Only the lines from the start of the data through the line containing "(8,7) -- (857,7);" should be written out, exactly as they are, with both ends included and the pictures left out.

### SOURCE DATA:

::::::

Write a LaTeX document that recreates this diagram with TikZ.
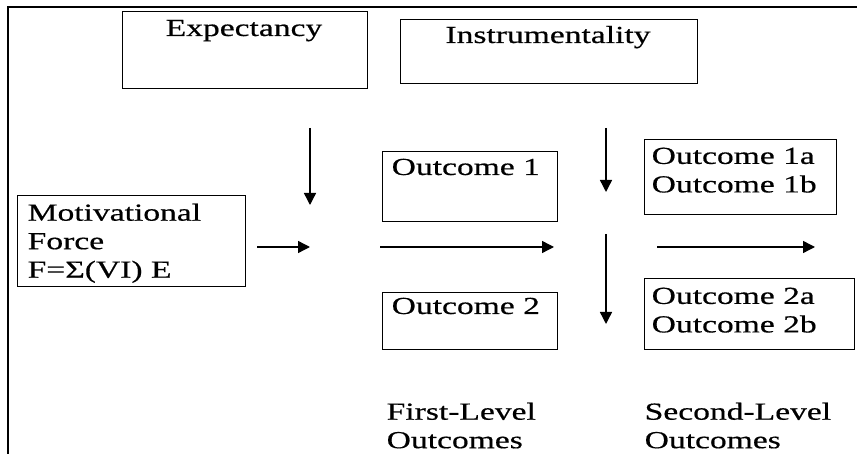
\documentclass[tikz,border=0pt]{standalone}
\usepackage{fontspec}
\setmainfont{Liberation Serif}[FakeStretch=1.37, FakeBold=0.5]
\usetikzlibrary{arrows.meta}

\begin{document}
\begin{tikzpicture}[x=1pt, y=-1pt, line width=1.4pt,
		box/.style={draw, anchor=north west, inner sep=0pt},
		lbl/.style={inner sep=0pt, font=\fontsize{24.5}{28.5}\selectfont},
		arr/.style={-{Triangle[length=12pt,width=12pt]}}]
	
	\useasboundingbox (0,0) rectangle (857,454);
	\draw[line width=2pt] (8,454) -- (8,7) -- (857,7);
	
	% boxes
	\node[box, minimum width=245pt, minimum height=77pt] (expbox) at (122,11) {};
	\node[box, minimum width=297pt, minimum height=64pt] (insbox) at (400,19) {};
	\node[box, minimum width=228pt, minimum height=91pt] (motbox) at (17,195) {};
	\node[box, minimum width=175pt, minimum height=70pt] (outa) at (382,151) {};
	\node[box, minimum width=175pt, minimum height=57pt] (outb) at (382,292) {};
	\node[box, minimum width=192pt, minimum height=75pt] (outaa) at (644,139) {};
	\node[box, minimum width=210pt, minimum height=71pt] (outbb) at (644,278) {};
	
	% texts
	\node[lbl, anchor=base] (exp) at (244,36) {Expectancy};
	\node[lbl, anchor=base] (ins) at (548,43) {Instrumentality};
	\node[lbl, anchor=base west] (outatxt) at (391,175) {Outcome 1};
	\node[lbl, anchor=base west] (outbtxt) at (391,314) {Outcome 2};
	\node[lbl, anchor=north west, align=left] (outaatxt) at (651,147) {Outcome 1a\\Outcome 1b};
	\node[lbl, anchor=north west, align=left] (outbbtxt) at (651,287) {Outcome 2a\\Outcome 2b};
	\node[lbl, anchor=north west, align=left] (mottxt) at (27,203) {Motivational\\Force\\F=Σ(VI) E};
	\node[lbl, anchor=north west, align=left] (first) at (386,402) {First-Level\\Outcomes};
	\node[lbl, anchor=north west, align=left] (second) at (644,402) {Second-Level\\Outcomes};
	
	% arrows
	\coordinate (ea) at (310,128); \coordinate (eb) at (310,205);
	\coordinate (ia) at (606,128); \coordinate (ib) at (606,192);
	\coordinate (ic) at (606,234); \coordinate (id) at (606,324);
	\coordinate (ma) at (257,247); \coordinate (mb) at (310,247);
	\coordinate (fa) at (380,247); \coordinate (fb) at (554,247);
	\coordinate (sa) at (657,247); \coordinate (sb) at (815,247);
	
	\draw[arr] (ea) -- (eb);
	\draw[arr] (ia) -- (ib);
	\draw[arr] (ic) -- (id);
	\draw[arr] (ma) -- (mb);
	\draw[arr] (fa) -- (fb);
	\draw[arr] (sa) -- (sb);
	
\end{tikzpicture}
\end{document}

::::::

### RESULT FOR THIS EXERCISE:
Write a LaTeX document that recreates this diagram with TikZ.
\documentclass[tikz,border=0pt]{standalone}
\usepackage{fontspec}
\setmainfont{Liberation Serif}[FakeStretch=1.37, FakeBold=0.5]
\usetikzlibrary{arrows.meta}

\begin{document}
\begin{tikzpicture}[x=1pt, y=-1pt, line width=1.4pt,
		box/.style={draw, anchor=north west, inner sep=0pt},
		lbl/.style={inner sep=0pt, font=\fontsize{24.5}{28.5}\selectfont},
		arr/.style={-{Triangle[length=12pt,width=12pt]}}]
	
	\useasboundingbox (0,0) rectangle (857,454);
	\draw[line width=2pt] (8,454) -- (8,7) -- (857,7);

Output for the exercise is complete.